StR Ozasek (SÖS-LINKE-PluS) sieht keine wirkliche Erschwernis für die Arbeit des Gemeinderats, wenn gelegentlich Themen - und der Lärmschutz sei immerhin ein bedeutendes - in der Vollversammlung diskutiert werden müssten. Im Übrigen sei die Sitzverteilung im Einigungsverfahren festgelegt worden. Zur Vorlage merkt er an, es gebe eine Pflicht, gegen die starke Gesundheitsschädigung durch Lärm einzuschreiten. Er verweist auf viele Städte, in denen Maßnahmen, auch unter Mitwirkung der CDU, auf den Weg gebracht worden seien. In Stuttgart müssten vollflächig Temporeduzierungen angeordnet werden. Dies ermögliche die Novelle der Straßenverkehrsordnung vom 01.01.2017. Einen entsprechenden Antrag werde seine Fraktionsgemeinschaft in nächster Zeit stellen.

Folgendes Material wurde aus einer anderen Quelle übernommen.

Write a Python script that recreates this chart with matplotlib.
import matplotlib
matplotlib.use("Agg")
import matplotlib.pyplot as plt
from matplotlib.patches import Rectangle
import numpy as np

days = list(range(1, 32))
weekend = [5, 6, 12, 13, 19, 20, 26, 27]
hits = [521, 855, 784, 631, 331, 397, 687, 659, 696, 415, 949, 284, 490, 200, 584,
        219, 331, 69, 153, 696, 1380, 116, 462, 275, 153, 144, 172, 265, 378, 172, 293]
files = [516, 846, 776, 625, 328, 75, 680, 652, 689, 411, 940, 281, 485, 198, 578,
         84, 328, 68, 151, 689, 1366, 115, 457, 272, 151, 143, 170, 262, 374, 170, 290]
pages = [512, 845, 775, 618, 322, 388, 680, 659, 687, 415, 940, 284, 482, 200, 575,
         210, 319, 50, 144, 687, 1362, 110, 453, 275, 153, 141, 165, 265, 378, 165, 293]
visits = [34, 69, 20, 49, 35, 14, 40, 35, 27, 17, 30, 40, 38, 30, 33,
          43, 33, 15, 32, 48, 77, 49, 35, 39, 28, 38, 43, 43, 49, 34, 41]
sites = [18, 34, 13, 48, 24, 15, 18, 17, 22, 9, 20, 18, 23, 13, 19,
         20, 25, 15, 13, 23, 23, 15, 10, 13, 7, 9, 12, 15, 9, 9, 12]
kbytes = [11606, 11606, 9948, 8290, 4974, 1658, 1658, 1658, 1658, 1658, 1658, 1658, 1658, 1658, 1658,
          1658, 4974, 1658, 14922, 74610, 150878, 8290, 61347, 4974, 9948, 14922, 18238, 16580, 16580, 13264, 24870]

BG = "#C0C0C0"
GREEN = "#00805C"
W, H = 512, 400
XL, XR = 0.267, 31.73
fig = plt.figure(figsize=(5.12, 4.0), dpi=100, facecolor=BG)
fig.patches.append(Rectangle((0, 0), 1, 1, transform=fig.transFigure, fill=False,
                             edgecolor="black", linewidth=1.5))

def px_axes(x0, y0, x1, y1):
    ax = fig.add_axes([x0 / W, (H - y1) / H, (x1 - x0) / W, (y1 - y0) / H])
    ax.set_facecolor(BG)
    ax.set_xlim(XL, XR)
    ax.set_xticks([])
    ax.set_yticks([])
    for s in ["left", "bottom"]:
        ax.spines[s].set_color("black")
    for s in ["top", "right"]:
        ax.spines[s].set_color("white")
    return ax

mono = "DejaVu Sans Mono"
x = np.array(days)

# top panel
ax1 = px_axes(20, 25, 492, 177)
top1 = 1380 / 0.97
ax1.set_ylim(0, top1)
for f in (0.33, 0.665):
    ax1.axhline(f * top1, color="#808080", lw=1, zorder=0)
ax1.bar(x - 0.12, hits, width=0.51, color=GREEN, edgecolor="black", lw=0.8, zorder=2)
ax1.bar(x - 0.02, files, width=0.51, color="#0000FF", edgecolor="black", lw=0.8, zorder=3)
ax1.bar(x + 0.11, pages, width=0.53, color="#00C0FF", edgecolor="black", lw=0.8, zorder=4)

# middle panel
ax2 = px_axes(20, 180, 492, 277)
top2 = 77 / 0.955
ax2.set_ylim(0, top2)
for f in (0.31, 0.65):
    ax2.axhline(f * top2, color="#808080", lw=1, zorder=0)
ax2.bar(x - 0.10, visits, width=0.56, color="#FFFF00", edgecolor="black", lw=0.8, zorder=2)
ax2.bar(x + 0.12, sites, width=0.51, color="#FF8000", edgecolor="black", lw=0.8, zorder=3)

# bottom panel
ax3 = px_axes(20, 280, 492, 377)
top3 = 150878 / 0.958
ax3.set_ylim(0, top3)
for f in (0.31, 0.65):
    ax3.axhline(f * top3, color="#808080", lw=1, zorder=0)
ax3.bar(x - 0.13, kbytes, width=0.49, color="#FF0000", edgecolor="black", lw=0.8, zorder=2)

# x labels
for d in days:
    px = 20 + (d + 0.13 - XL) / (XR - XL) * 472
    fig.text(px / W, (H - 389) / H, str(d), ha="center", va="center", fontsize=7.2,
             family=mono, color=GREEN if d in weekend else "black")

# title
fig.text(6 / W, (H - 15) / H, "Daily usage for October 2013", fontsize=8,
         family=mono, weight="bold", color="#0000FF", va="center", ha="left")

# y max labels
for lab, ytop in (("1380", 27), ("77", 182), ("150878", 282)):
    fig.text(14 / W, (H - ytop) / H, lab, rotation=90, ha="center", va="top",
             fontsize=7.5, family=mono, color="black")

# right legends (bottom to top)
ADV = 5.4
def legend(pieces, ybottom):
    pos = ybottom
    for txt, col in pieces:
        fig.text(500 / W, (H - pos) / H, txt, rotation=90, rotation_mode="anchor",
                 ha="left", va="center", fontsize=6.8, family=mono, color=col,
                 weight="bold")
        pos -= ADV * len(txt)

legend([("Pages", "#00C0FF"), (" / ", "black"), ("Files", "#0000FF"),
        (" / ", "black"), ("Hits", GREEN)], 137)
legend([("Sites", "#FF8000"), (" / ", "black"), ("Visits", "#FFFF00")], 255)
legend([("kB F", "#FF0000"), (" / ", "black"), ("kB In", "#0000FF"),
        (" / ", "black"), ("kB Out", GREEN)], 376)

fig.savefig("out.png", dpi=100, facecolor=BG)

Seine Fraktion benötige kein Gutachten, erklärt StR Zeeb (FW). Die Idee sei weltfremd und im Übrigen nicht kontrollierbar. Einzelne, die den nächtlichen Lärm mit ihren hochgetunten Fahrzeugen verursachten, ließen sich auch von den Tempo 30-Regelungen nicht abhalten.

StR Dr. Oechsner (FDP) äußert Verständnis für beide Seiten. Seiner Ansicht nach sollten in Stuttgart der Lärmschutz in den Hauptverkehrsstraßen, die Zahl der Betroffenen und die gesundheitspolitische Relevanz überprüft werden. Deshalb hielten er und ein weiteres Mitglied seiner Gruppierung das Gutachten für sinnvoll, um auf einer wissenschaftlich fundierten Basis entscheiden zu können.

Natürlich müsse der Lärm an stark befahrenen Straßen eingedämmt werden, so StR Klingler (BZS23). Doch auch Stadtbahnen in Kurvenbereichen, Flugzeuge und selbst Personen verursachten Lärm. Statt Tempo 30 nachts sollten vielmehr an vielen Kreuzungen die Ampeln ab 20:00 Uhr abgeschaltet und mehr Kreisverkehre eingerichtet werden, damit der Verkehr fließe und die zusätzliche Lärmbelastung durch Anfahren und Bremsen wegfalle. Die Situation könne sehr gut von Verkehrsplanern in der Stadtverwaltung bewertet werden, womit ein Gutachten überflüssig sei. Da zudem die Kostenschätzung viel zu grob sei, lehne seine Gruppierung die Vorlage ab.

StR Dr. Schertlen (STd) lehnt die Vergabe eines Gutachtens ebenfalls ab, da man seiner Ansicht nach gleich handeln könne. In der Anlage seien alle relevanten Problempunkte benannt.

Mit Blick auf die Zählgemeinschaft im UTA weist er die Vorwürfe der StRe Kotz und
Peterhoff vehement zurück. Eine Zählgemeinschaft basiere darauf, dass inhaltliche
Nähe nicht - wie z. B. bei einer Fraktionsgemeinschaft - in allen Punkten gefordert sei.


EBM Föll informiert, die exakten Kosten stünden üblicherweise erst nach erfolgter Ausschreibung fest.

Er stellt fest:

Der Gemeinderat beschließt mit 29 Ja- und 20 Nein-Stimmen mehrheitlich wie beantragt.